Paranoia reigned during most of the shoot. "I was there for four months and I started to think that someone from my own crew was working against me," Abu-Assad admits. "Believe me, you can ask all the crew. We were all paranoid. We really thought that there was somebody inside our crew giving information to the outside world, and the outside world was trying to stop us." The filmmaker likens the tension of that shoot, and its ensuing emotions, to what Palestinians feel every day. "It's daily, the humiliation; it's not incidental. It makes you feel weak and impotent," he explains. "When you are standing at the checkpoint and you are facing humiliation and you do nothing, you are a coward. You don't dare to do anything because you will be killed. You are very afraid. When you are killing yourself, you are not afraid anymore. You are saying to yourself: 'I am not coward.' You are saying also to the others: 'I am going to do something about it because nobody is doing anything about it.'"

Abu-Assad, who is in his early 40s, left Nazareth after high school to join an uncle living and working in the Netherlands. He trained at a technical college and became an airplane engineer, but in the early 1990s, dissatisfied with his job, he quit and returned home. There, kismet intervened and he met Rashid Masharawi, who was making a documentary for the BBC. "Life is a big casino," Abu-Assad reflects. "Always I want to know more than I know, and this is what cinema is about. You want to know more than you already know. If I were to make a film to tell you what you already know, it is a boring movie." A resident of Amsterdam for two decades, Abu-Assad often receives funding from Dutch sources, although Paradise Now also got financing from Palestinian, German and French companies.

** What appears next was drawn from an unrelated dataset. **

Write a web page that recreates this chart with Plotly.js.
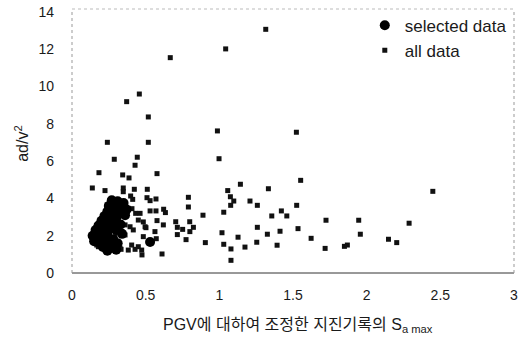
<!DOCTYPE html>
<html>
<head>
<meta charset="utf-8">
<script src="https://cdn.plot.ly/plotly-3.0.1.min.js"></script>
<style>html,body{margin:0;padding:0;background:#fff;}#chart{width:520px;height:338px;}</style>
</head>
<body>
<div id="chart"></div>
<script>
// "selected data" series
var selectedX = [0.27,0.31,0.35,0.25,0.29,0.33,0.37,0.24,0.28,0.32,0.36,0.22,
                 0.26,0.30,0.20,0.24,0.28,0.33,0.18,0.22,0.26,0.30,0.16,0.20,0.24,0.34,
                 0.14,0.18,0.22,0.28,0.15,0.19,0.25,0.31,0.21,0.28,0.24,0.30,0.53];
var selectedY = [3.90,3.85,3.75,3.60,3.55,3.50,3.40,3.30,3.25,3.20,3.10,3.05,
                 3.00,2.95,2.80,2.75,2.70,2.60,2.55,2.50,2.40,2.30,2.30,2.20,2.10,2.10,
                 2.00,1.95,1.85,1.80,1.70,1.60,1.55,1.60,1.40,1.35,1.20,1.25,1.66];

// "all data" series
var allX = [1.315,1.043,0.667,0.457,0.371,0.518,0.987,1.523,0.240,0.518,
            1.552,1.333,1.258,1.525,1.421,1.356,1.458,1.724,1.946,1.258,
            1.534,1.412,1.326,1.957,1.623,1.254,1.392,1.718,1.849,1.869,
            1.208,2.449,2.288,2.148,2.204,0.287,0.443,0.428,0.998,0.183,
            0.344,0.387,0.577,0.138,0.224,0.348,0.348,0.423,0.511,0.398,
            0.412,0.509,0.530,0.570,0.790,0.790,0.407,0.432,0.462,0.530,
            0.570,0.622,0.634,0.889,1.030,1.057,1.143,1.075,1.098,1.077,
            0.577,0.704,0.799,0.620,0.715,0.751,0.824,0.715,0.774,0.905,
            1.018,1.030,1.079,1.127,1.174,1.079,0.611,0.475,0.530,0.572,
            0.502,0.484,0.333,0.428,0.382,0.450,0.360,0.394,0.416,0.496,
            0.563,0.292,0.360,0.484,0.405,0.326,0.450,0.473,0.145,0.179,
            0.382,0.168,0.190,0.800];
var allY = [13.07,12.02,11.55,9.60,9.19,8.37,7.62,7.55,7.01,7.01,
            4.97,4.52,3.63,3.63,3.33,3.06,3.06,2.83,2.83,2.45,
            2.38,2.24,2.08,2.08,1.86,1.65,1.49,1.32,1.43,1.50,
            3.86,4.38,2.67,1.81,1.63,6.10,6.21,5.78,6.13,5.38,
            5.26,5.10,5.33,4.56,4.42,4.56,4.36,4.49,4.49,4.13,
            3.95,4.04,3.88,3.97,4.06,3.54,3.45,3.20,3.20,3.33,
            3.33,3.42,3.24,3.10,3.26,4.42,4.76,4.09,3.86,3.63,
            2.81,2.75,2.75,2.58,2.45,2.34,2.45,2.06,1.79,1.63,
            2.16,1.54,1.29,1.92,1.39,0.68,1.02,0.97,1.66,1.84,
            2.43,2.74,1.27,1.27,3.47,2.84,2.58,2.48,2.31,2.48,
            2.22,1.95,2.04,1.95,1.50,1.33,1.41,1.23,1.77,1.41,
            1.23,1.50,1.86,2.22];

var xTickVals = [0,0.5,1,1.5,2,2.5,3];
var xTickText = ["0","0.5","1","1.5","2","2.5","3"];
var yTickVals = [0,2,4,6,8,10,12,14];
var yTickText = ["0","2","4","6","8","10","12","14"];

var seriesNames = ["selected data", "all data"];

var traces = [
  {
    x: allX, y: allY, type: 'scatter', mode: 'markers', name: seriesNames[1],
    marker: {symbol: 'square', size: 5, color: '#111'}
  },
  {
    x: selectedX, y: selectedY, type: 'scatter', mode: 'markers', name: seriesNames[0],
    marker: {symbol: 'circle', size: 10, color: '#000'}
  }
];

var font = "Liberation Sans, Arial, 'Noto Sans CJK KR', sans-serif";

var layout = {
  width: 520, height: 338,
  margin: {l: 72, r: 6, t: 9, b: 65},
  paper_bgcolor: '#fff', plot_bgcolor: '#fff',
  font: {family: font, color: '#1a1a1a', size: 14},
  showlegend: true,
  legend: {
    x: 0.995, y: 1.005, xanchor: 'right', yanchor: 'top',
    traceorder: 'reversed',
    bgcolor: 'rgba(0,0,0,0)', font: {size: 17, color: '#1a1a1a'},
    itemwidth: 30
  },
  xaxis: {
    range: [0, 3], tickvals: xTickVals, ticktext: xTickText,
    showgrid: false, zeroline: false, showline: false, ticks: '',
    ticklabelstandoff: 12, tickfont: {size: 14}, automargin: false
  },
  yaxis: {
    range: [0, 14.16], tickvals: yTickVals, ticktext: yTickText,
    showgrid: false, zeroline: false, showline: false, ticks: '',
    ticklabelstandoff: 17, tickfont: {size: 14}, automargin: false
  },
  shapes: [
    {type: 'line', xref: 'paper', yref: 'paper', x0: 0, x1: 1, y0: 0, y1: 0, line: {color: '#333', width: 1}},
    {type: 'line', xref: 'paper', yref: 'paper', x0: 0, x1: 0, y0: 0, y1: 1, line: {color: '#999', width: 1, dash: 'dot'}},
    {type: 'line', xref: 'paper', yref: 'paper', x0: 0, x1: 1, y0: 1, y1: 1, line: {color: '#bbb', width: 1, dash: 'dot'}},
    {type: 'line', xref: 'paper', yref: 'paper', x0: 1, x1: 1, y0: 0, y1: 1, line: {color: '#999', width: 1, dash: 'dot'}}
  ],
  annotations: [
    {xref: 'paper', yref: 'paper', x: -0.115, y: 0.49, text: 'ad/v<sup>2</sup>', textangle: -90,
     showarrow: false, xanchor: 'center', yanchor: 'middle', font: {size: 16, color: '#1a1a1a'}},
    {xref: 'paper', yref: 'paper', x: 0.511, y: -0.20, text: 'PGV에 대하여 조정한 지진기록의 S<sub>a max</sub>',
     showarrow: false, xanchor: 'center', yanchor: 'middle', font: {size: 16, color: '#1a1a1a', family: "Liberation Sans, 'Noto Sans CJK KR', sans-serif"}}
  ]
};

Plotly.newPlot('chart', traces, layout, {displayModeBar: false, staticPlot: true});
</script>
</body>
</html>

Before writing the script for Paradise Now, Abu-Assad spoke with the families and friends of bombers. He watched their videos, and he read the transcripts of interrogations with those who had failed in their mission. "I discovered how human they were and how stupid I was," he admits. "This is the experience I want to share. I was stupid to believe the propaganda." According to research conducted by human-rights groups, most bombers are not fundamentalists. "I was in shock," Abu-Assad says, "when I found out that bombers are not religious." Raised a Muslim, the filmmaker nevertheless decries the excesses of Islam and every other major religion. "Religion was created out of a desire to live in dignity when the situation is not allowing you to live in dignity," he ruminates. "But always religion is misused. All the time you have hidden agendas for politicians or leaders to change things, to occupy others, to oppress others, to have more influence. Religion is a very effective weapon for mobilizing the masses."

Asked about Suha (Lubna Azabal), the one character in Paradise Now who speaks for the rational part of us all which argues against the bombers, Abu-Assad becomes pensive. "Yes, that is what Suha represents, what Palestinians do not want to hear." The most critical comments about Paradise Now have come from Palestinian audiences who feel the film doesn't go far enough in its portrayal of the bombers. "You didn't ask me about politics, and I'm glad," Abu-Assad says. "I'm a filmmaker. Everyone who interviews me about this movie wants to know my politics. I want people to leave the theatre feeling shocked." In the end, the fate of Hany Abu-Assad's bombers in Paradise Now reflects the conflicts a reasonable artist confronts in his struggle to express the pathos of occupation. "The bombers," he declares, "are on the side of liberating their country."